Il pourrait y en avoir en mécanisation chez les transformateurs. Comme il se pourrait qu’on doive accompagner des producteurs à quitter la production ou réaliser des investissements pour qu’ils puissent demeurer en production parce qu’on a des enjeux du bien-être animal qui nous guettent.

Pour synthétiser, oui, on ira voir le gouvernement, mais la question ne se posera pas de la même façon selon le volume de porcs à abattre. Est-ce qu’on va abattre dans quatre usines, trois usines, deux usines ? Avec ça, peut-être que mes demandes ne seront pas du tout les mêmes.

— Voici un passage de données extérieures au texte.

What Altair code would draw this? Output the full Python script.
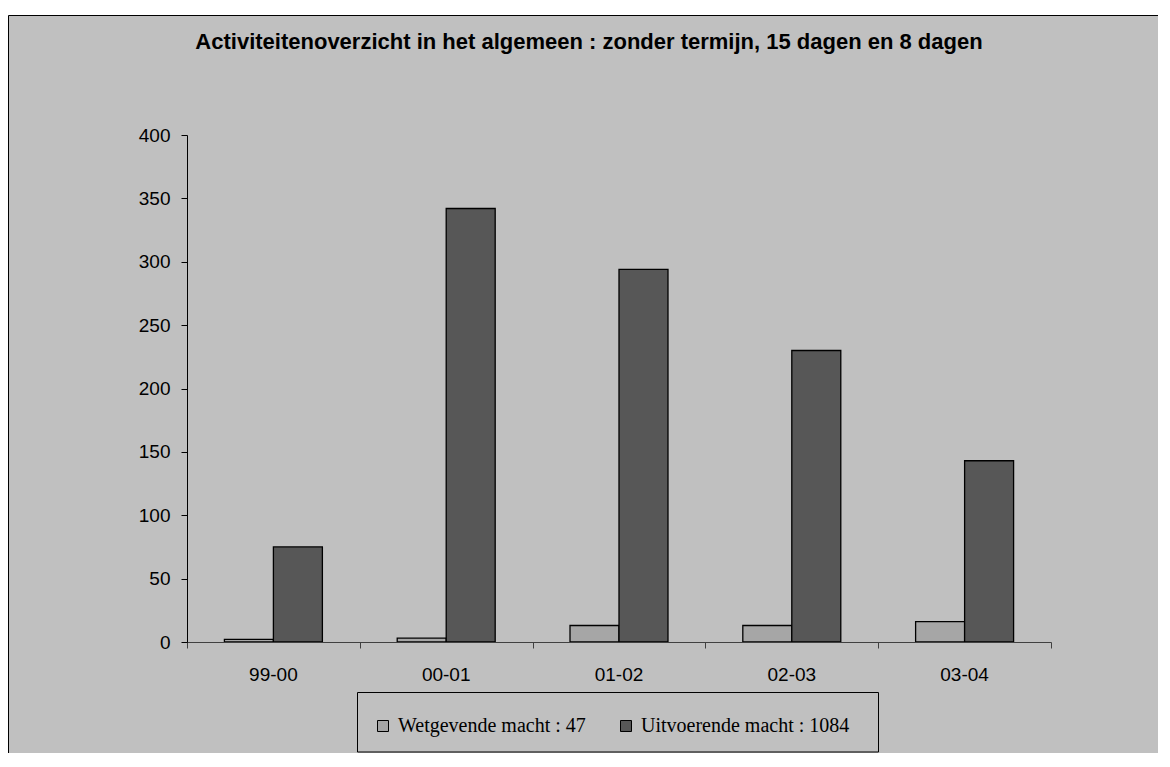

Olymel exporte beaucoup. Le marché asiatique est-il aussi dynamique qu’avant la pandémie ?

Le Japon et la Chine, ce sont deux réalités.

Le Japon se porte bien en matière de demande. Par contre, on a vécu la dévaluation de 15 % du yen. Ça a pour effet que nos exportations, qui ont toujours été extrêmement profitables, sont devenues moins intéressantes, mais pas négatives. Les choses se replacent, on voit une amélioration. Le Japon devrait redevenir l’un des plus intéressants sur la planète, car il offre une prime pour la qualité.

PHOTO FOURNIE PAR OLYMEL, ARCHIVES LA PRESSE

Au Japon, 95 % du porc vendu dans les Costco provient du Québec.

La Chine, c’est rouvert depuis la fin août (sauf pour l’usine de Saint-Esprit). Les exportations ont repris progressivement. Nous sommes en train de négocier des contrats, moins avantageux qu’à l’époque, mais d’être capables d’y commercialiser nos sous-produits (tête, estomac, foie), c’est déjà important.

J’ai l’impression qu’on voit davantage le logo d’Olymel dans les épiceries…

On a lancé, il y a quelques semaines, des produits emballés sous vide, de l’épaule, des filets, des côtes levées et des demi-longes. C’est une façon de diversifier notre offre. Ces produits offrent aux consommateurs une meilleure durée de vie, car c’est fait en continu dans une chaîne de froid. La durée de vie dépasse le mois.

Est-ce que cette gamme de produits est plus profitable ?

C’est une façon de soutenir nos marges. C’est plus intéressant pour nous et les détaillants.